Maël’s thesis topic is the following: “Driving HPC Parallel Optimizations with DSL”.
Performance portability of parallel applications is a major issue in a context where the architectures of supercomputers evolve very quickly in relation to the lifespan of the applications.
Using a Domain-Specific Language (DSL) allows you to adapt to a new machine without having to rewrite the applications. That is why we want to define a methodology to improve parallel code generation from a DSL. It is first necessary to define which properties are guaranteed by the DSL to guide optimized code generation. Then, we propose to adapt the intermediate representation of this language by integrating concepts related to parallelism and then generate the code based on an existing runtime. In this way, we will be able to separate the scientific part of the code from the underlying programming models to not rewrite the applications while benefiting from the parallel optimizations on future machines.

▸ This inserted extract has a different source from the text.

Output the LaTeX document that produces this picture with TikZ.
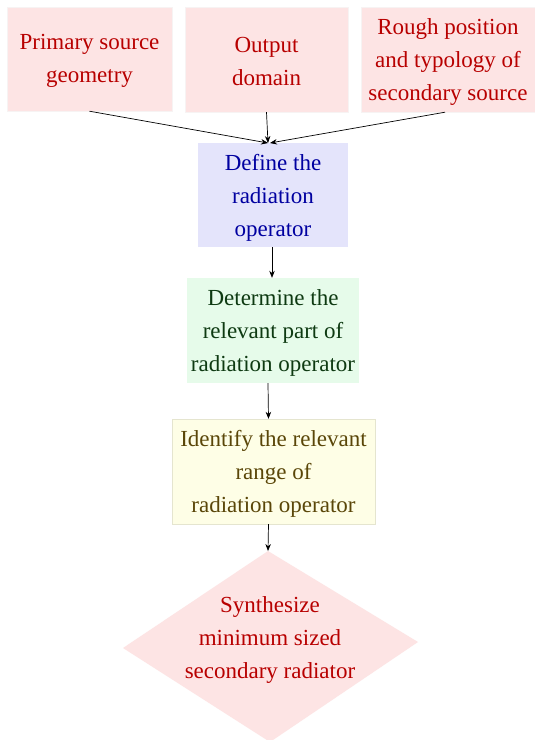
\documentclass[tikz,border=0pt]{standalone}
\usepackage{fontspec}
\setmainfont{Liberation Serif}
\usetikzlibrary{shapes.geometric,arrows.meta}
\definecolor{pinkfill}{HTML}{FDE4E4}
\definecolor{bluefill}{HTML}{E4E4FB}
\definecolor{greenfill}{HTML}{E6FBEA}
\definecolor{yellowfill}{HTML}{FEFEE6}
\definecolor{redtext}{HTML}{B80000}
\definecolor{bluetext}{HTML}{0000A0}
\definecolor{greentext}{HTML}{0E3A12}
\definecolor{yellowtext}{HTML}{5A4608}
\tikzset{
  box/.style={rectangle, inner sep=0pt, align=center,
    font=\fontsize{23}{33}\selectfont},
  pinkbox/.style={box, fill=pinkfill, draw=pinkfill!85!black!20},
  bluebox/.style={box, fill=bluefill},
  greenbox/.style={box, fill=greenfill},
  yellowbox/.style={box, fill=yellowfill, draw=yellowfill!90!black},
  arr/.style={-{Stealth[length=7pt,width=5.5pt]}, line width=0.7pt, black}
}
\begin{document}
\begin{tikzpicture}[x=1pt,y=-1pt]
\useasboundingbox (0,0) rectangle (535,740);
\fill[white] (0,0) rectangle (535,740);
\node[pinkbox, minimum width=165pt, minimum height=104pt] (b1) at (89.5,59) {};
\node[box, text=redtext] (t1) at (89.5,61) {Primary source\\geometry};
\node[pinkbox, minimum width=163pt, minimum height=105pt] (b2) at (266.5,59.5) {};
\node[box, text=redtext] (t2) at (266.5,61.5) {Output\\domain};
\node[pinkbox, minimum width=174pt, minimum height=105pt] (b3) at (448,59.5) {};
\node[box, text=redtext] (t3) at (448,61.5) {Rough position\\and typology of\\secondary source};
\node[bluebox, minimum width=150pt, minimum height=104pt] (b4) at (273,195) {};
\node[box, text=bluetext] (t4) at (273,198) {Define the\\radiation\\operator};
\node[greenbox, minimum width=172pt, minimum height=105pt] (b5) at (273,330.5) {};
\node[box, text=greentext] (t5) at (273,332.5) {Determine the\\relevant part of\\radiation operator};
\node[yellowbox, minimum width=203pt, minimum height=105pt] (b6) at (273.5,471.5) {};
\node[box, text=yellowtext] (t6) at (273.5,473.5) {Identify the relevant\\range of\\radiation operator};
\coordinate (dtop) at (268,551);
\coordinate (dleft) at (123,648);
\coordinate (dright) at (418,642);
\coordinate (dbot) at (270,742);
\fill[pinkfill] (dtop) -- (dright) -- (dbot) -- (dleft) -- cycle;
\node[box, text=redtext] (d) at (270,640) {Synthesize\\minimum sized\\secondary radiator};
\coordinate (m4) at (268,143);
\draw[arr] (b1.south) -- (m4);
\draw[arr] (b2.south) -- (m4);
\draw[arr] ([xshift=-3pt]b3.south) -- ([xshift=2pt]m4);
\draw[arr] ([xshift=-1pt]b4.south) -- ([xshift=-1pt]b5.north);
\draw[arr] ([xshift=-5pt]b5.south) -- ([xshift=-5pt]b6.north);
\draw[arr] ([xshift=-5pt]b6.south) -- (dtop);
\end{tikzpicture}
\end{document}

IWOMP 23 - International Workshop on OpenMP, 2023
abstract
Abstract
Many-core and heterogeneous architectures now require programmers to compose multiple asynchronous programming model to fully exploit hardware capabilities. As a shared-memory parallel programming model, OpenMP has the responsibility of orchestrating the suspension and progression of asynchronous operations occurring on a compute node, such as MPI communications or CUDA/HIP streams. Yet, specifications only come with the task detach(event) API to suspend tasks until an asynchronous operation is completed, which presents a few drawbacks. In this paper, we introduce the design and implementation of an extension on the taskwait construct to suspend a task until an asynchronous event completion. It aims to reduce runtime costs induced by the current solution, and to provide a standard API to automate portable task suspension solutions. The results show twice less overheads compared to the existing task detach clause.